Several U.S. senators have called on the State Department to use its authority to declare the Mexican cartels Foreign Terrorist Organizations (FTOs). This would give the U.S. government authority to deploy the military against the cartels and their drug labs, and also employ means to track and seize the cartels' finances.

In a Feb. 8, 2023 letter to President Joe Biden and Secretary of State Antony Blinken, 21 state attorneys general called for classifying the cartels as FTOS. They also wrote, "The Mexican drug cartels threaten our national security beyond the sale of these deadly drugs. Over the past decade, Mexican drug cartels have developed well-organized armed forces to protect their reprehensible trade from rivals and from the Mexican government."
"The existence of such forces just across our southwestern land border, and the Mexican government’s inability to control them, pose a threat to our national security far greater than a typical drug-trafficking enterprise," said the attorneys general.
The letter also notes that DEA Administrator Anne Milgram has declared, "fentanyl is the single deadliest drug threat our nation has ever faced," and that the Washington Post has reported, “an estimated 196 Americans are now dying each day from the drug -- the equivalent of a fully loaded Boeing 757-200 crashing and killing everyone on board.”
On March 9, 2023, Mexican President Andrés Manuel López Obrador fired back at U.S. lawmakers. “Here, we do not produce fentanyl, and we do not have consumption of fentanyl,” claimed López Obrador. “Why don’t they [United States] take care of their problem of social decay?”

"We deeply lament what's happening in the United States -- but why don't they fight the problem ... and more importantly why don't they take care of their youth?" said the Mexican president.

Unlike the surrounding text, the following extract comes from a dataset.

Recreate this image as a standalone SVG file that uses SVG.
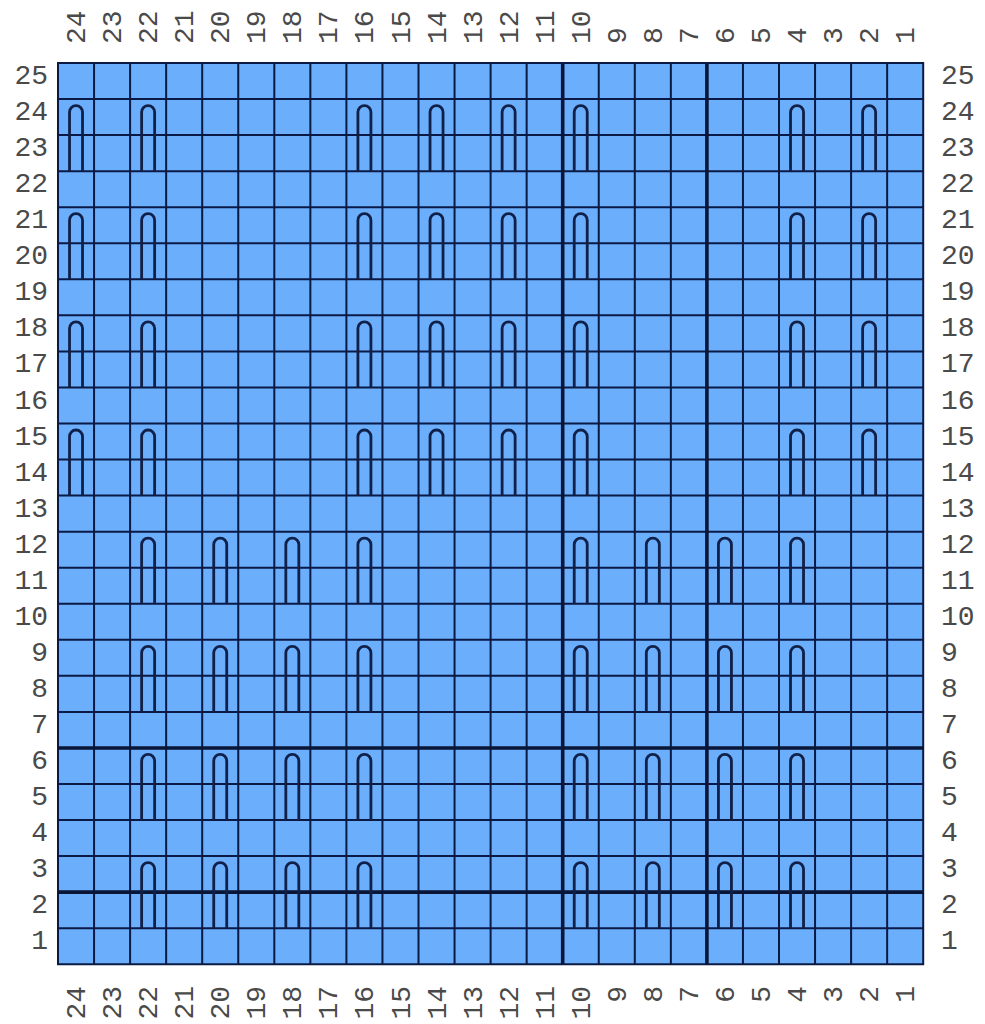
<svg xmlns="http://www.w3.org/2000/svg" width="985" height="1024" viewBox="0 0 985 1024">
<style>
.lbl{font-family:"Liberation Mono","DejaVu Sans Mono",monospace;font-size:28px;fill:#4a4a4a}
.l{text-anchor:end}
.r{text-anchor:start}
.grid{fill:none;stroke:#0b1a44;stroke-width:2}
.thick{fill:none;stroke:#0a1638;stroke-width:3.6}
.st{fill:none;stroke:#112048;stroke-width:2.8}
</style>
<defs>
<path id="arch" class="st" d="M-6.5,72 V13 A6.5,6.5 0 0 1 6.5,13 V72"/>
</defs>
<rect width="985" height="1024" fill="#ffffff"/>
<g id="chart">
<rect x="58" y="63" width="865.2" height="901.25" fill="#6aaefc"/>
<path class="grid" d="M94.05,63V964.25M130.1,63V964.25M166.15,63V964.25M202.2,63V964.25M238.25,63V964.25M274.3,63V964.25M310.35,63V964.25M346.4,63V964.25M382.45,63V964.25M418.5,63V964.25M454.55,63V964.25M490.6,63V964.25M526.65,63V964.25M598.75,63V964.25M634.8,63V964.25M670.85,63V964.25M742.95,63V964.25M779,63V964.25M815.05,63V964.25M851.1,63V964.25M887.15,63V964.25
M58,99.05H923.2M58,135.1H923.2M58,171.15H923.2M58,207.2H923.2M58,243.25H923.2M58,279.3H923.2M58,315.35H923.2M58,351.4H923.2M58,387.45H923.2M58,423.5H923.2M58,459.55H923.2M58,495.6H923.2M58,531.65H923.2M58,567.7H923.2M58,603.75H923.2M58,639.8H923.2M58,675.85H923.2M58,711.9H923.2M58,784H923.2M58,820.05H923.2M58,856.1H923.2M58,928.2H923.2"/>
<rect class="grid" x="58" y="63" width="865.2" height="901.25"/>
<path class="thick" d="M562.7,63V964.25M706.9,63V964.25M58,747.95H923.2M58,892.15H923.2"/>
</g>
<g id="stitches">
<g id="upper">
<use href="#arch" x="76.03" y="99.05"/><use href="#arch" x="148.13" y="99.05"/><use href="#arch" x="364.43" y="99.05"/><use href="#arch" x="436.53" y="99.05"/><use href="#arch" x="508.63" y="99.05"/><use href="#arch" x="580.73" y="99.05"/><use href="#arch" x="797.03" y="99.05"/><use href="#arch" x="869.13" y="99.05"/>
<use href="#arch" x="76.03" y="207.2"/><use href="#arch" x="148.13" y="207.2"/><use href="#arch" x="364.43" y="207.2"/><use href="#arch" x="436.53" y="207.2"/><use href="#arch" x="508.63" y="207.2"/><use href="#arch" x="580.73" y="207.2"/><use href="#arch" x="797.03" y="207.2"/><use href="#arch" x="869.13" y="207.2"/>
<use href="#arch" x="76.03" y="315.35"/><use href="#arch" x="148.13" y="315.35"/><use href="#arch" x="364.43" y="315.35"/><use href="#arch" x="436.53" y="315.35"/><use href="#arch" x="508.63" y="315.35"/><use href="#arch" x="580.73" y="315.35"/><use href="#arch" x="797.03" y="315.35"/><use href="#arch" x="869.13" y="315.35"/>
<use href="#arch" x="76.03" y="423.5"/><use href="#arch" x="148.13" y="423.5"/><use href="#arch" x="364.43" y="423.5"/><use href="#arch" x="436.53" y="423.5"/><use href="#arch" x="508.63" y="423.5"/><use href="#arch" x="580.73" y="423.5"/><use href="#arch" x="797.03" y="423.5"/><use href="#arch" x="869.13" y="423.5"/>
</g>
<g id="lower">
<use href="#arch" x="148.13" y="531.65"/><use href="#arch" x="220.23" y="531.65"/><use href="#arch" x="292.33" y="531.65"/><use href="#arch" x="364.43" y="531.65"/><use href="#arch" x="580.73" y="531.65"/><use href="#arch" x="652.83" y="531.65"/><use href="#arch" x="724.93" y="531.65"/><use href="#arch" x="797.03" y="531.65"/>
<use href="#arch" x="148.13" y="639.8"/><use href="#arch" x="220.23" y="639.8"/><use href="#arch" x="292.33" y="639.8"/><use href="#arch" x="364.43" y="639.8"/><use href="#arch" x="580.73" y="639.8"/><use href="#arch" x="652.83" y="639.8"/><use href="#arch" x="724.93" y="639.8"/><use href="#arch" x="797.03" y="639.8"/>
<use href="#arch" x="148.13" y="747.95"/><use href="#arch" x="220.23" y="747.95"/><use href="#arch" x="292.33" y="747.95"/><use href="#arch" x="364.43" y="747.95"/><use href="#arch" x="580.73" y="747.95"/><use href="#arch" x="652.83" y="747.95"/><use href="#arch" x="724.93" y="747.95"/><use href="#arch" x="797.03" y="747.95"/>
<use href="#arch" x="148.13" y="856.1"/><use href="#arch" x="220.23" y="856.1"/><use href="#arch" x="292.33" y="856.1"/><use href="#arch" x="364.43" y="856.1"/><use href="#arch" x="580.73" y="856.1"/><use href="#arch" x="652.83" y="856.1"/><use href="#arch" x="724.93" y="856.1"/><use href="#arch" x="797.03" y="856.1"/>
</g>
</g>
<g id="row-labels-left" class="lbl l">
<text x="48" y="84.0">25</text><text x="48" y="120.1">24</text><text x="48" y="156.1">23</text><text x="48" y="192.2">22</text><text x="48" y="228.2">21</text><text x="48" y="264.3">20</text><text x="48" y="300.3">19</text><text x="48" y="336.4">18</text><text x="48" y="372.4">17</text><text x="48" y="408.5">16</text><text x="48" y="444.5">15</text><text x="48" y="480.6">14</text><text x="48" y="516.6">13</text><text x="48" y="552.7">12</text><text x="48" y="588.7">11</text><text x="48" y="624.8">10</text><text x="48" y="660.8">9</text><text x="48" y="696.9">8</text><text x="48" y="732.9">7</text><text x="48" y="769.0">6</text><text x="48" y="805.0">5</text><text x="48" y="841.1">4</text><text x="48" y="877.1">3</text><text x="48" y="913.2">2</text><text x="48" y="949.2">1</text>
</g>
<g id="row-labels-right" class="lbl r">
<text x="941" y="84.0">25</text><text x="941" y="120.1">24</text><text x="941" y="156.1">23</text><text x="941" y="192.2">22</text><text x="941" y="228.2">21</text><text x="941" y="264.3">20</text><text x="941" y="300.3">19</text><text x="941" y="336.4">18</text><text x="941" y="372.4">17</text><text x="941" y="408.5">16</text><text x="941" y="444.5">15</text><text x="941" y="480.6">14</text><text x="941" y="516.6">13</text><text x="941" y="552.7">12</text><text x="941" y="588.7">11</text><text x="941" y="624.8">10</text><text x="941" y="660.8">9</text><text x="941" y="696.9">8</text><text x="941" y="732.9">7</text><text x="941" y="769.0">6</text><text x="941" y="805.0">5</text><text x="941" y="841.1">4</text><text x="941" y="877.1">3</text><text x="941" y="913.2">2</text><text x="941" y="949.2">1</text>
</g>
<g id="col-labels-top" class="lbl r">
<text transform="translate(85.0,44) rotate(-90)">24</text><text transform="translate(121.1,44) rotate(-90)">23</text><text transform="translate(157.1,44) rotate(-90)">22</text><text transform="translate(193.2,44) rotate(-90)">21</text><text transform="translate(229.2,44) rotate(-90)">20</text><text transform="translate(265.3,44) rotate(-90)">19</text><text transform="translate(301.3,44) rotate(-90)">18</text><text transform="translate(337.4,44) rotate(-90)">17</text><text transform="translate(373.4,44) rotate(-90)">16</text><text transform="translate(409.5,44) rotate(-90)">15</text><text transform="translate(445.5,44) rotate(-90)">14</text><text transform="translate(481.6,44) rotate(-90)">13</text><text transform="translate(517.6,44) rotate(-90)">12</text><text transform="translate(553.7,44) rotate(-90)">11</text><text transform="translate(589.7,44) rotate(-90)">10</text><text transform="translate(625.8,44) rotate(-90)">9</text><text transform="translate(661.8,44) rotate(-90)">8</text><text transform="translate(697.9,44) rotate(-90)">7</text><text transform="translate(733.9,44) rotate(-90)">6</text><text transform="translate(770.0,44) rotate(-90)">5</text><text transform="translate(806.0,44) rotate(-90)">4</text><text transform="translate(842.1,44) rotate(-90)">3</text><text transform="translate(878.1,44) rotate(-90)">2</text><text transform="translate(914.2,44) rotate(-90)">1</text>
</g>
<g id="col-labels-bottom" class="lbl l">
<text transform="translate(85.0,986) rotate(-90)">24</text><text transform="translate(121.1,986) rotate(-90)">23</text><text transform="translate(157.1,986) rotate(-90)">22</text><text transform="translate(193.2,986) rotate(-90)">21</text><text transform="translate(229.2,986) rotate(-90)">20</text><text transform="translate(265.3,986) rotate(-90)">19</text><text transform="translate(301.3,986) rotate(-90)">18</text><text transform="translate(337.4,986) rotate(-90)">17</text><text transform="translate(373.4,986) rotate(-90)">16</text><text transform="translate(409.5,986) rotate(-90)">15</text><text transform="translate(445.5,986) rotate(-90)">14</text><text transform="translate(481.6,986) rotate(-90)">13</text><text transform="translate(517.6,986) rotate(-90)">12</text><text transform="translate(553.7,986) rotate(-90)">11</text><text transform="translate(589.7,986) rotate(-90)">10</text><text transform="translate(625.8,986) rotate(-90)">9</text><text transform="translate(661.8,986) rotate(-90)">8</text><text transform="translate(697.9,986) rotate(-90)">7</text><text transform="translate(733.9,986) rotate(-90)">6</text><text transform="translate(770.0,986) rotate(-90)">5</text><text transform="translate(806.0,986) rotate(-90)">4</text><text transform="translate(842.1,986) rotate(-90)">3</text><text transform="translate(878.1,986) rotate(-90)">2</text><text transform="translate(914.2,986) rotate(-90)">1</text>
</g>
</svg>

Sen. Rick Scott (R-Fla.), in an interview with NPR, said, "Clearly the president of Mexico doesn't care that 70, 000 people died of fentanyl overdose in America last year.... He's allowed his border to be controlled by the cartels and he doesn't care."
According to its statement, the National Sheriffs Association, which was founded 82 years ago, "is one of the largest non-profit associations of law enforcement professionals in the United States, representing more than 3,000 elected sheriffs across the nation, and with a total membership of approximately 10,000 individuals."